Michael Tilson Thomas, Dawn Upshaw, Ursula Oppens and Peter Serkin Featured in Tanglewood’s Festival of Contemporary Music

Dawn Upshaw (photo Brooke Irish)

Dawn Upshaw (photo Brooke Irish)

(LENOX, Mass.) – Conductor Michael Tilson Thomas, soprano Dawn Upshaw, and pianists Ursula Oppens and Peter Serkin will be featured performers in Tanglewood’s Festival of Contemporary Music, running now through Monday, July 27, 2015, in Ozawa Hall at Tanglewood. The festival features programs curated by Oliver Knussen, John Harbison, and Michael Gandolfi; a memoriam tribute concert to Gunther Schuller; and a dozen new works commissioned in honor of the Tanglewood Music Center’s 75th anniversary season.

The festival will feature the world premiere of Gunther Schuller’s “Magical Trumpets,” on a program with several works by composers Schuller championed: Maderna, Carter, Perle, and Wuorinen, on Thursday, July 23, at 8pm. Conductor Jonathan Berman will conduct Schuller’s Magical Trumpets  and Concerto da Camera, as well as Maderna’s Serenata 2 and Wourinen’s Megalith for piano and ensemble, featuring Peter Serkin as soloist (a TMC75 commission).

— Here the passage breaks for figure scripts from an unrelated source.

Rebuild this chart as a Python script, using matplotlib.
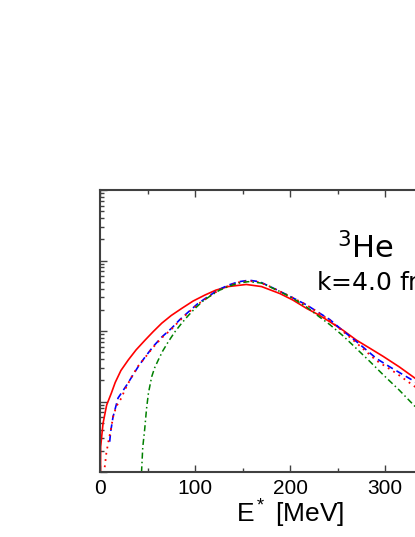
import matplotlib
matplotlib.use('Agg')
import matplotlib.pyplot as plt
from matplotlib.ticker import LogLocator, NullFormatter, MultipleLocator, FixedLocator

plt.rcParams['font.family'] = ['Liberation Sans', 'DejaVu Sans']
plt.rcParams['mathtext.fontset'] = 'custom'
plt.rcParams['mathtext.rm'] = 'Liberation Sans'
plt.rcParams['mathtext.it'] = 'Liberation Sans'

# excitation energy [MeV] and spectrum (arbitrary units)
e_solid = [0.3, 0.7, 3.2, 7, 12, 16, 22, 29.8, 38, 47.4, 56, 65, 75, 86, 98,
           110.5, 122, 135, 154, 170, 189.5, 203, 217.5, 230, 242, 256, 270,
           284, 298, 315, 331.6, 360, 400]
v_solid = [0.316, 2.29, 4.9, 8.9, 13.2, 18.6, 27.5, 38.9, 54, 74.1, 98, 129,
           166, 209, 266, 324, 380, 427, 457, 427, 339, 275, 209, 170, 135,
           102, 74.1, 57, 43.7, 31, 21.4, 11.2, 5.0]

e_dash = [10.2, 11.2, 13.7, 19, 28, 40, 47.4, 56, 65, 75.5, 84, 93, 103, 114,
          124, 135, 146, 157, 168, 179, 198, 217.5, 242, 256, 270, 291, 305,
          319, 331.6, 360, 400]
v_dash = [2.69, 3.72, 6.03, 11.2, 17.0, 30.9, 42.7, 60.3, 82, 110, 145, 186,
          245, 309, 380, 447, 500, 525, 500, 427, 320, 234, 145, 100, 70.8,
          40.7, 31, 24.0, 19.1, 10.0, 4.0]

e_dot = [4.5, 4.9, 6.7, 9.1, 12, 13.7, 17.2, 22.5, 26, 33, 40, 48, 56, 65,
         75.5, 84, 93, 103, 114, 124, 135, 146, 157, 168, 179, 198, 217.5,
         242, 256, 270, 291, 312, 331.6, 360, 400]
v_dot = [0.63, 1.15, 1.86, 2.82, 4.37, 6.03, 8.51, 11.2, 14.5, 22, 31.6, 43,
         58.9, 80, 107, 141, 182, 240, 302, 372, 437, 490, 513, 490, 427,
         320, 234, 141, 98, 67.6, 38.0, 25.1, 16.2, 7.94, 3.16]

e_dashdot = [43, 45, 47, 49, 51, 54.4, 57.5, 61.4, 66, 72, 79, 86, 93, 100,
             108, 117.5, 126, 135, 145, 156, 170, 189.5, 203, 217.5, 230, 242,
             256, 270, 284, 298, 315, 331.6, 360, 400]
v_dashdot = [0.63, 2.24, 3.98, 7.94, 13.2, 22.4, 30, 38.9, 52, 70.8, 98, 129,
             166, 209, 263, 324, 380, 427, 475, 501, 479, 363, 290, 219, 162,
             123, 85, 56.2, 37, 24.0, 14.5, 8.51, 3.55, 1.0]

fig = plt.figure(figsize=(4.15, 5.37), dpi=100)
ax = fig.add_axes([100 / 415, 65 / 537, 380 / 415, 282 / 537])

ax.plot(e_solid, v_solid, color='#ff0000', lw=1.2, ls='-')
ax.plot(e_dash, v_dash, color='#0000ff', lw=1.2, ls=(0, (4, 2.5)))
ax.plot(e_dot, v_dot, color='#ff0000', lw=1.3, ls=(0, (1, 2.5)))
ax.plot(e_dashdot, v_dashdot, color='#008000', lw=1.1, ls=(0, (4, 2, 1, 2)))

ax.set_yscale('log')
ax.set_xlim(0, 400)
ax.set_ylim(1, 1e4)

ax.xaxis.set_major_locator(FixedLocator([0, 100, 200, 300]))
ax.xaxis.set_minor_locator(MultipleLocator(50))
ax.yaxis.set_major_locator(LogLocator(base=10))
ax.yaxis.set_minor_locator(LogLocator(base=10, subs=range(2, 10)))
ax.yaxis.set_major_formatter(NullFormatter())
ax.yaxis.set_minor_formatter(NullFormatter())

ax.tick_params(which='both', direction='in', top=True, right=True,
               color='#404040', width=1.0)
ax.tick_params(which='major', length=5, labelsize=15, pad=5)
ax.tick_params(which='minor', length=3)
for s in ax.spines.values():
    s.set_color('#404040')
    s.set_linewidth(1.5)

ax.set_xlabel(r'E$^*$ [MeV]', fontsize=19, labelpad=0)

ax.text(249, 1070, r'$^3$He', fontsize=22, va='baseline', ha='left',
        family='DejaVu Sans', math_fontfamily='dejavusans')
ax.text(227, 361, r'k=4.0 fm$^{-1}$', fontsize=18, va='baseline', ha='left',
        family='DejaVu Sans', math_fontfamily='dejavusans')

fig.savefig('out.png', dpi=100)
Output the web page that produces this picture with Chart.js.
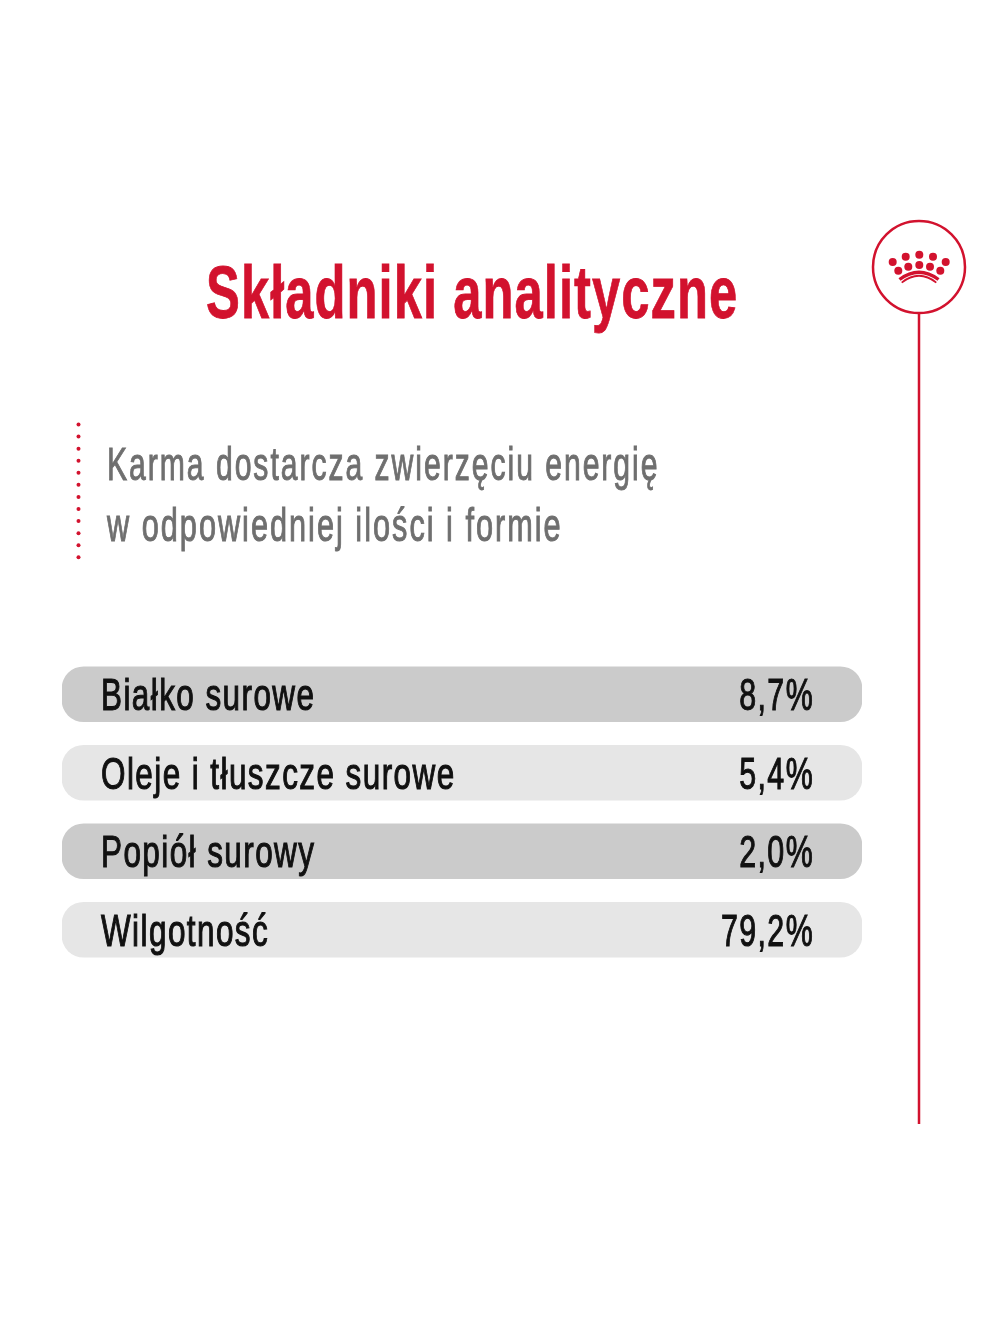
<!DOCTYPE html>
<html lang="pl">
<head>
    <meta charset="UTF-8">
    <title>Składniki analityczne</title>
    <script src="https://cdn.jsdelivr.net/npm/chart.js"></script>
    <style>
        html, body { margin: 0; padding: 0; background: #fff; }
        .page { position: relative; width: 1000px; height: 1334px; overflow: hidden; }
        #chart, .deco { position: absolute; left: 0; top: 0; }
        .txt {
            position: absolute;
            white-space: nowrap;
            font-family: "Liberation Sans Narrow", "Liberation Sans", sans-serif;
            transform-origin: left top;
        }
        #title { left: 206px; top: 250px; font-size: 74px; font-weight: bold; letter-spacing: 1.5px; color: #d2122e; transform: scaleX(0.686); -webkit-text-stroke: 0.8px #d2122e; }
        .sub { left: 107px; font-size: 46px; letter-spacing: 3px; color: #6f6f6f; transform: scaleX(0.655); -webkit-text-stroke: 1px #6f6f6f; }
        #sub1 { top: 437px; }
        #sub2 { top: 498px; transform: scaleX(0.667); }
    </style>
</head>
<body>
<div class="page">
    <canvas id="chart" width="1000" height="1334"></canvas>
    <svg class="deco" width="1000" height="1334" viewBox="0 0 1000 1334">
        <circle cx="919" cy="267" r="46" fill="none" stroke="#d2122e" stroke-width="2.5"/>
        <line x1="919" y1="313" x2="919" y2="1124" stroke="#d2122e" stroke-width="2.5"/>
        <g fill="#d2122e">
            <circle cx="892.7" cy="262" r="4"/><circle cx="905.7" cy="256.7" r="4"/>
            <circle cx="919.3" cy="254.7" r="4"/><circle cx="933" cy="256.7" r="4"/>
            <circle cx="945.7" cy="262" r="4"/><circle cx="898.3" cy="270.7" r="4"/>
            <circle cx="908.3" cy="266.7" r="4"/><circle cx="919.3" cy="265" r="4"/>
            <circle cx="930" cy="266.7" r="4"/><circle cx="940.3" cy="270.7" r="4"/>
        </g>
        <path d="M899.5 279.5 Q919 265 938.5 279.5" fill="none" stroke="#d2122e" stroke-width="3.4"/>
        <path d="M901.7 282.6 Q919 269 936.3 282.6" fill="none" stroke="#d2122e" stroke-width="1.8"/>
        <g id="dots" fill="#d2122e"></g>
    </svg>
    <div class="txt" id="title">Składniki analityczne</div>
    <div class="txt sub" id="sub1">Karma dostarcza zwierzęciu energię</div>
    <div class="txt sub" id="sub2">w odpowiedniej ilości i formie</div>
</div>

<script>
    const categories = ["Białko surowe", "Oleje i tłuszcze surowe", "Popiół surowy", "Wilgotność"];
    const percentValues = [8.7, 5.4, 2.0, 79.2];
    // the pills in the picture are all full width, the number is only printed
    const trackValues = [100, 100, 100, 100];
    const trackColors = ["#cbcbcb", "#e6e6e6", "#cbcbcb", "#e6e6e6"];

    // dotted rule next to the intro text
    const dots = document.getElementById("dots");
    for (let i = 0; i < 12; i++) {
        const c = document.createElementNS("http://www.w3.org/2000/svg", "circle");
        c.setAttribute("cx", 78.5);
        c.setAttribute("cy", 424.5 + i * 12.07);
        c.setAttribute("r", 2);
        dots.appendChild(c);
    }

    function squeezedText(ctx, text, x, base, squeeze, align) {
        ctx.save();
        ctx.translate(x, base);
        ctx.scale(squeeze, 1);
        ctx.textAlign = align;
        ctx.fillText(text, 0, 0);
        ctx.strokeText(text, 0, 0);
        ctx.restore();
    }

    const rowLabels = {
        id: "rowLabels",
        afterDatasetsDraw(chart) {
            const ctx = chart.ctx;
            const y = chart.scales.y;
            ctx.save();
            ctx.font = '44px "Liberation Sans Narrow", "Liberation Sans", sans-serif';
            ctx.letterSpacing = "2px";
            ctx.fillStyle = "#111";
            ctx.strokeStyle = "#111";
            ctx.lineWidth = 1.1;
            ctx.textBaseline = "alphabetic";
            categories.forEach((name, i) => {
                const base = y.getPixelForValue(i) + 16;
                const text = percentValues[i].toFixed(1).replace(".", ",") + "%";
                squeezedText(ctx, name, 101, base, 0.715, "left");
                squeezedText(ctx, text, 814, base, 0.69, "right");
            });
            ctx.restore();
        }
    };

    new Chart(document.getElementById("chart"), {
        type: "bar",
        data: {
            labels: categories,
            datasets: [{
                data: trackValues,
                backgroundColor: trackColors,
                borderRadius: 22,
                borderSkipped: false,
                barThickness: 55
            }]
        },
        options: {
            indexAxis: "y",
            responsive: false,
            animation: false,
            layout: { padding: { left: 62, right: 138, top: 655, bottom: 365 } },
            plugins: { legend: { display: false }, tooltip: { enabled: false } },
            scales: {
                x: { display: false, min: 0, max: 100 },
                y: { display: false }
            }
        },
        plugins: [rowLabels]
    });
</script>
</body>
</html>
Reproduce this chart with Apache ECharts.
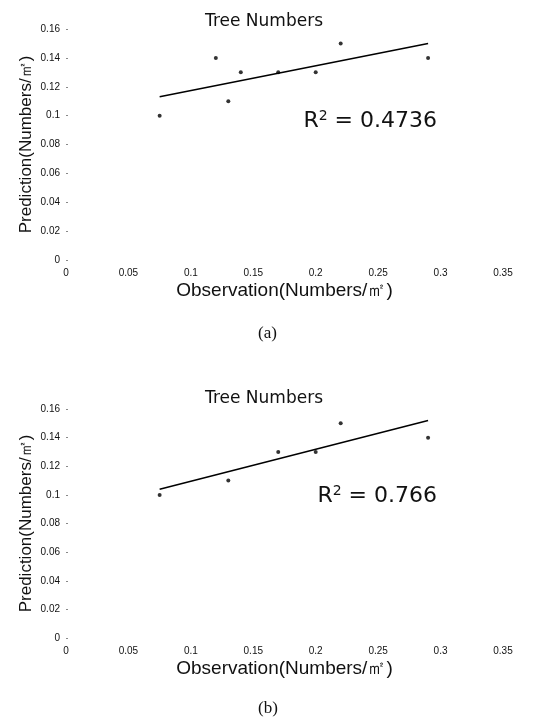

Stefan Asbury will lead the TMC Fellows in Carter’s “A Sunbeam’s Architecture.”

On Friday, July 24, at 2:30pm, John Harbison will conduct the Tanglewood Music Center Fellows in a program featuring pianist Ursula Oppens in works by Primosch, Dallapiccola, Harbison, Helen Grime, Shulamit Ran, and Levinson.

The Saturday, July 25 program at 2:30pm, featuring soprano Dawn Upshaw, includes new works by Augusta Read Thomas, Steve Mackey, Bright Sheng, and Michael Gandolfi.

The festival continues on Sunday with two concerts, and concludes on Monday, July 27, at 8pm in Ozawa Hall, with Michael Tilson Thomas conducting the Tanglewood Music Center Orchestra and the BUTI Chorus in a program of works by Leonard Bernstein, Lukas Foss, Aaron Copland and Charles Ives.

TMC75 commissions features works by composers with close ties to the TMC: orchestra works by Andreia Pinto Correia, Detlev Glanert, Einojuhani Rautavaara, John Williams, and Robert Zuidam; a dramatic cantata by Betsy Jolas; chamber works by Bright Sheng, Augusta Read Thomas, and Charles Wuorinen; string quartets by Oscar Bettison, Colin Matthews, and Marc Neikrug; and vocal works by Steven Mackey, Ned Rorem, Sean Shepherd, Alan Smith, and Yehudi Wyner.